Apartheid made us strangers in our own country, but in the new South Africa the challenges can be overwhelming too and the sad result is that many whites are leaving. In Ivory from Paradise I try and deal with this all fairly and honestly, the different perspectives that different people have on these changes, and on the past. In the end, as I think the novel makes clear, what you think of it all, how you size it up, depends on how you see your own past. And in South Africa, the past is a work in progress.
Q: Your characters are filled with nostalgia, even for bad times. Why do you think that is?
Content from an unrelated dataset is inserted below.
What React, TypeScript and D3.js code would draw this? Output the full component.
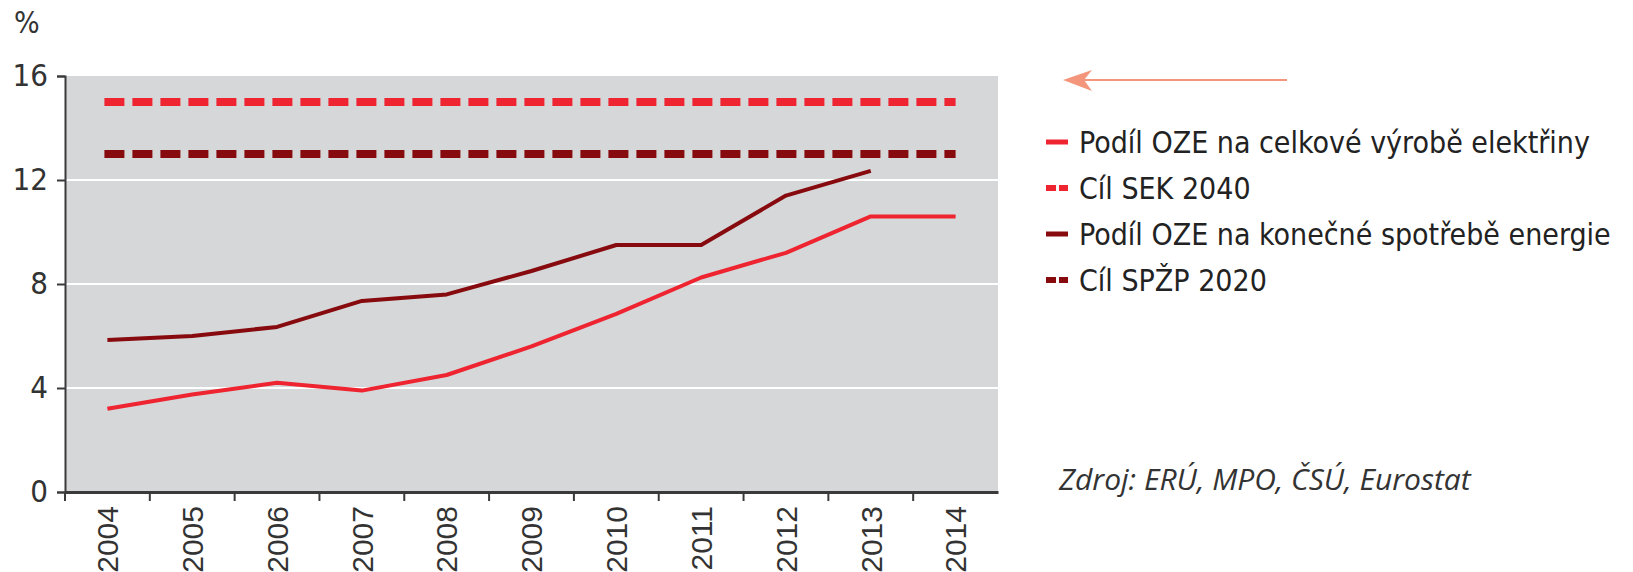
import React, { useRef, useEffect } from 'react';
import * as d3 from 'd3';

const YEARS = ['2004', '2005', '2006', '2007', '2008', '2009', '2010', '2011', '2012', '2013', '2014'];
// Podíl OZE na celkové výrobě elektřiny
const ELECTRICITY = [3.2, 3.75, 4.2, 3.9, 4.5, 5.6, 6.85, 8.25, 9.2, 10.6, 10.6];
// Podíl OZE na konečné spotřebě energie (2014 missing)
const FINAL_USE = [5.85, 6.0, 6.35, 7.35, 7.6, 8.5, 9.5, 9.5, 11.4, 12.35, null];
const TARGET_SEK = 15;
const TARGET_SPZP = 13;
const Y_TICKS = [0, 4, 8, 12, 16];
const LEGEND = [
  { label: 'Podíl OZE na celkové výrobě elektřiny', color: '#ee2430', dashed: false },
  { label: 'Cíl SEK 2040', color: '#ee2430', dashed: true },
  { label: 'Podíl OZE na konečné spotřebě energie', color: '#870a0e', dashed: false },
  { label: 'Cíl SPŽP 2020', color: '#870a0e', dashed: true },
];
const SOURCE = 'Zdroj: ERÚ, MPO, ČSÚ, Eurostat';

const W = 1633;
const H = 572;
const NARROW = "'Liberation Sans Narrow', 'DejaVu Sans Condensed', sans-serif";

function App() {
  const svgRef = useRef<SVGSVGElement>(null);

  useEffect(() => {
    document.body.style.margin = '0';
    const svg = d3.select(svgRef.current);
    svg.selectAll('*').remove();

    const left = 65, right = 998, top = 76, bottom = 492;

    const x = d3.scaleBand().domain(YEARS).range([left, right]);
    const y = d3.scaleLinear().domain([0, 16]).range([bottom, top]);
    const cx = (d: string) => (x(d) as number) + x.bandwidth() / 2;

    // plot background
    svg.append('rect')
      .attr('x', left).attr('y', top)
      .attr('width', right - left).attr('height', bottom - top)
      .attr('fill', '#d6d7d9');

    // gridlines
    svg.append('g').selectAll('line')
      .data(Y_TICKS.filter(t => t > 0 && t < 16))
      .enter().append('line')
      .attr('x1', left).attr('x2', right)
      .attr('y1', d => y(d)).attr('y2', d => y(d))
      .attr('stroke', '#ffffff').attr('stroke-width', 2);

    // y axis
    const yAxis = svg.append('g')
      .attr('transform', `translate(${left},0)`)
      .call(d3.axisLeft(y).tickValues(Y_TICKS).tickSize(8).tickPadding(9).tickFormat(d3.format('d')));
    yAxis.select('.domain').attr('stroke', '#3a3a3a').attr('stroke-width', 2);
    yAxis.selectAll('.tick line').attr('stroke', '#3a3a3a').attr('stroke-width', 2);
    yAxis.selectAll('.tick text')
      .attr('font-family', NARROW).attr('font-size', 31).attr('fill', '#333');

    // x axis
    const xAxis = svg.append('g')
      .attr('transform', `translate(0,${bottom})`)
      .call(d3.axisBottom(x).tickSize(0).tickFormat(() => ''));
    xAxis.select('.domain').attr('stroke', '#3a3a3a').attr('stroke-width', 3);
    xAxis.selectAll('.tick text').remove();
    xAxis.selectAll('.tick line').remove();

    // ticks at band boundaries
    svg.append('g').selectAll('line')
      .data(YEARS)
      .enter().append('line')
      .attr('x1', d => x(d) as number).attr('x2', d => x(d) as number)
      .attr('y1', bottom).attr('y2', bottom + 9)
      .attr('stroke', '#3a3a3a').attr('stroke-width', 2);

    // x labels, rotated
    svg.append('g').selectAll('text')
      .data(YEARS)
      .enter().append('text')
      .attr('transform', d => `translate(${cx(d)},${506}) rotate(-90)`)
      .attr('text-anchor', 'end')
      .attr('dy', '0.36em')
      .attr('font-family', "'Liberation Sans', Arial, sans-serif")
      .attr('font-size', 30)
      .attr('fill', '#333')
      .text(d => d);

    // target lines
    const targets = [
      { value: TARGET_SEK, color: '#ee2430' },
      { value: TARGET_SPZP, color: '#870a0e' },
    ];
    svg.append('g').selectAll('line')
      .data(targets)
      .enter().append('line')
      .attr('x1', cx(YEARS[0]) - 3).attr('x2', cx(YEARS[YEARS.length - 1]))
      .attr('y1', d => y(d.value)).attr('y2', d => y(d.value))
      .attr('stroke', d => d.color)
      .attr('stroke-width', 8)
      .attr('stroke-dasharray', '20 8');

    // data lines
    const line = d3.line<number | null>()
      .defined(d => d !== null)
      .x((d, i) => cx(YEARS[i]))
      .y(d => y(d as number));

    svg.append('path')
      .datum(FINAL_USE)
      .attr('d', line)
      .attr('fill', 'none')
      .attr('stroke', '#870a0e')
      .attr('stroke-width', 4)
      .attr('stroke-linejoin', 'round');

    svg.append('path')
      .datum(ELECTRICITY)
      .attr('d', line)
      .attr('fill', 'none')
      .attr('stroke', '#ee2430')
      .attr('stroke-width', 4)
      .attr('stroke-linejoin', 'round');

    // % label
    svg.append('text')
      .attr('x', 14).attr('y', 33)
      .attr('font-family', NARROW).attr('font-size', 30).attr('fill', '#333')
      .text('%');

    // arrow
    const arrow = svg.append('g');
    arrow.append('line')
      .attr('x1', 1075).attr('x2', 1287)
      .attr('y1', 80).attr('y2', 80)
      .attr('stroke', '#f4967c').attr('stroke-width', 2);
    arrow.append('path')
      .attr('d', 'M1063,80 L1092,70 L1084,80 L1092,91 Z')
      .attr('fill', '#f4967c');

    // legend
    const legend = svg.append('g').attr('transform', 'translate(1046,142)');
    const items = legend.selectAll('g')
      .data(LEGEND)
      .enter().append('g')
      .attr('transform', (d, i) => `translate(0,${i * 46})`);

    items.append('line')
      .attr('x1', 0).attr('x2', 22)
      .attr('y1', 0).attr('y2', 0)
      .attr('stroke', d => d.color)
      .attr('stroke-width', d => (d.dashed ? 6 : 5))
      .attr('stroke-dasharray', d => (d.dashed ? '10 3' : null));

    items.append('text')
      .attr('x', 33).attr('y', 0)
      .attr('dy', '0.35em')
      .attr('font-family', NARROW)
      .attr('font-size', 30)
      .attr('fill', '#222')
      .text(d => d.label);

    // source
    svg.append('text')
      .attr('x', 1059).attr('y', 490)
      .attr('font-family', "'Open Sans', 'Noto Sans', sans-serif")
      .attr('font-style', 'italic')
      .attr('font-size', 30)
      .attr('fill', '#333')
      .text(SOURCE);
  }, []);

  return <svg ref={svgRef} width={W} height={H} style={{ display: 'block', background: '#fff' }}></svg>;
}

export default App;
A: It embarrasses Bridget, the character in the novel who has it hardest in South Africa – she goes to jail for violating the apartheid security laws – how wistful she is about the past. But in truth I think everyone’s childhood memories are in some sense magical, and that’s true even if they relate to times of ambiguity. In Ivory from Paradise everyone, to some extent or another, idealizes the past. I mean, the “paradise” of the title is the past. And that’s rather the point: idealizing the past to some extent is just a function of growing older, but allowing it to distort how you see the present can be very dangerous.
Personally, I remember Durban warmly. My parents were young and strong and kept all bad things at bay. I had wonderful friends. The weather was better and more predictable than it ever is in Boston. I had adventures, and learned new things, every moment. When I contrast that with what was going on out of sight – Africans suffering as they were shoved about by the government, Mandela languishing in jail, even small things like people being kicked off elevators because they were the wrong color - I feel some of Bridget’s embarrassment too. But that doesn’t change the glow of my memories.
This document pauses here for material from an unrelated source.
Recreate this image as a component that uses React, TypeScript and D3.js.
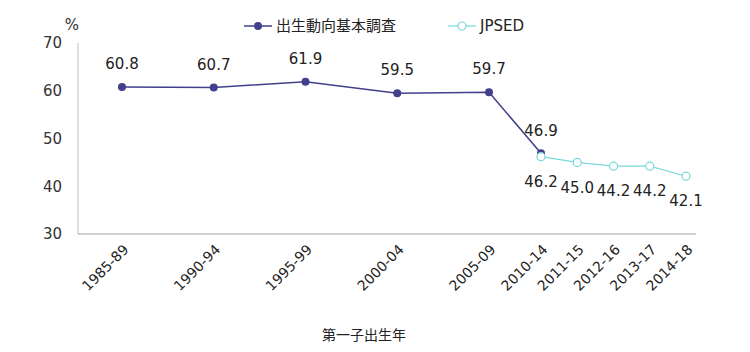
import { useEffect, useRef } from 'react';
import * as d3 from 'd3';

// 第一子出生年 (start year of each period) and labels
const periodLabels = ['1985-89', '1990-94', '1995-99', '2000-04', '2005-09', '2010-14', '2011-15', '2012-16', '2013-17', '2014-18'];
const periodStart = [1985, 1990, 1995, 2000, 2005, 2010, 2011, 2012, 2013, 2014];

// 出生動向基本調査
const surveyYears = [1985, 1990, 1995, 2000, 2005, 2010];
const surveyValues = [60.8, 60.7, 61.9, 59.5, 59.7, 46.9];

// JPSED
const jpsedYears = [2010, 2011, 2012, 2013, 2014];
const jpsedValues = [46.2, 45.0, 44.2, 44.2, 42.1];

const yTicks = [30, 40, 50, 60, 70];

const FONT = 'DejaVu Sans';
const JP_FONT = 'Noto Sans CJK JP';
const NAVY = '#423F8C';
const CYAN = '#79D9DA';

const App = () => {
    const svgRef = useRef(null);

    useEffect(() => {
        document.body.style.margin = '0';
        const width = 750;
        const height = 352;
        const margin = { top: 43, right: 54, bottom: 118, left: 78 };

        const svg = d3.select(svgRef.current)
            .attr('width', width)
            .attr('height', height);
        svg.selectAll('*').remove();

        // the original axis spaces the 5-year groups wider than the single years
        const x = d3.scaleLinear()
            .domain([1985, 2005, 2010, 2014])
            .range([margin.left + 44, margin.left + 411, margin.left + 463, width - margin.right - 10]);

        const y = d3.scaleLinear()
            .domain([30, 70])
            .range([height - margin.bottom, margin.top]);

        // axes lines
        svg.append('line')
            .attr('x1', margin.left).attr('x2', margin.left)
            .attr('y1', y(70)).attr('y2', y(30))
            .attr('stroke', '#BFBFBF').attr('stroke-width', 1);
        svg.append('line')
            .attr('x1', margin.left).attr('x2', width - margin.right)
            .attr('y1', y(30)).attr('y2', y(30))
            .attr('stroke', '#BFBFBF').attr('stroke-width', 1.5);

        // y ticks
        const yAxis = svg.append('g')
            .attr('transform', `translate(${margin.left},0)`)
            .call(d3.axisLeft(y).tickValues(yTicks).tickSize(0).tickPadding(16));
        yAxis.select('.domain').remove();
        yAxis.attr('font-family', FONT).attr('font-size', 15);
        yAxis.selectAll('text').attr('fill', '#333');

        // x tick labels
        svg.selectAll('.xlabel')
            .data(periodStart)
            .enter().append('text')
            .attr('class', 'xlabel')
            .attr('transform', d => `translate(${x(d) + 4},${y(30) + 13}) rotate(-45)`)
            .attr('text-anchor', 'end')
            .attr('dy', '0.35em')
            .attr('font-family', FONT)
            .attr('font-size', 14)
            .attr('fill', '#222')
            .text((d, i) => periodLabels[i]);

        // lines
        const line = d3.line()
            .x(d => x(d[0]))
            .y(d => y(d[1]));

        const survey = surveyYears.map((yr, i) => [yr, surveyValues[i]]);
        const jpsed = jpsedYears.map((yr, i) => [yr, jpsedValues[i]]);

        svg.append('path')
            .datum(survey)
            .attr('d', line)
            .attr('fill', 'none')
            .attr('stroke', NAVY)
            .attr('stroke-width', 1.5);

        svg.selectAll('.pt1')
            .data(survey)
            .enter().append('circle')
            .attr('class', 'pt1')
            .attr('cx', d => x(d[0]))
            .attr('cy', d => y(d[1]))
            .attr('r', 4)
            .attr('fill', NAVY);

        svg.append('path')
            .datum(jpsed)
            .attr('d', line)
            .attr('fill', 'none')
            .attr('stroke', CYAN)
            .attr('stroke-width', 1.2);

        svg.selectAll('.pt2')
            .data(jpsed)
            .enter().append('circle')
            .attr('class', 'pt2')
            .attr('cx', d => x(d[0]))
            .attr('cy', d => y(d[1]))
            .attr('r', 4)
            .attr('fill', '#fff')
            .attr('stroke', CYAN)
            .attr('stroke-width', 1.2);

        // data labels
        svg.selectAll('.lab1')
            .data(survey)
            .enter().append('text')
            .attr('class', 'lab1')
            .attr('x', d => x(d[0]))
            .attr('y', d => y(d[1]) - 23)
            .attr('dy', '0.35em')
            .attr('text-anchor', 'middle')
            .attr('font-family', FONT)
            .attr('font-size', 15)
            .attr('fill', '#222')
            .text(d => d[1].toFixed(1));

        svg.selectAll('.lab2')
            .data(jpsed)
            .enter().append('text')
            .attr('class', 'lab2')
            .attr('x', d => x(d[0]))
            .attr('y', d => y(d[1]) + 25)
            .attr('dy', '0.35em')
            .attr('text-anchor', 'middle')
            .attr('font-family', FONT)
            .attr('font-size', 15)
            .attr('fill', '#222')
            .text(d => d[1].toFixed(1));

        // unit
        svg.append('text')
            .attr('x', 72).attr('y', 25)
            .attr('dy', '0.35em')
            .attr('text-anchor', 'middle')
            .attr('font-family', FONT)
            .attr('font-size', 15)
            .attr('fill', '#333')
            .text('%');

        // legend
        const legend = svg.append('g').attr('transform', 'translate(0,26)');
        legend.append('line').attr('x1', 244).attr('x2', 272).attr('stroke', NAVY).attr('stroke-width', 1.5);
        legend.append('circle').attr('cx', 258).attr('r', 4).attr('fill', NAVY);
        legend.append('text').attr('x', 276).attr('dy', '0.35em')
            .attr('font-family', JP_FONT).attr('font-size', 15)
            .attr('fill', '#222').text('出生動向基本調査');
        legend.append('line').attr('x1', 448).attr('x2', 476).attr('stroke', CYAN).attr('stroke-width', 1.2);
        legend.append('circle').attr('cx', 462).attr('r', 4).attr('fill', '#fff').attr('stroke', CYAN).attr('stroke-width', 1.2);
        legend.append('text').attr('x', 480).attr('dy', '0.35em')
            .attr('font-family', FONT).attr('font-size', 15)
            .attr('fill', '#222').text('JPSED');

        // x axis title
        svg.append('text')
            .attr('x', 364).attr('y', 335)
            .attr('dy', '0.35em')
            .attr('text-anchor', 'middle')
            .attr('font-family', JP_FONT)
            .attr('font-size', 14)
            .attr('fill', '#222')
            .text('第一子出生年');
    }, []);

    return (
        <div>
            <svg ref={svgRef}></svg>
        </div>
    );
};

export default App;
And finally, of course, if the opportunity is missed – if South Africa sinks into dysfunction and the kind of chaos that more than one character in my novel predicts for it - then I think my own feelings will change too. In a sense Africans own the country now, and the past, and the future. If they don’t do a whole lot better than the wretched apartheid lot – and some indications are, for instance, that despite the spectacular wealth of the new black ruling elite many blacks, maybe a half the population, are worse off economically than they were under apartheid - then any sense of triumph or vindication has to be – it just has to be – muted and ambiguous.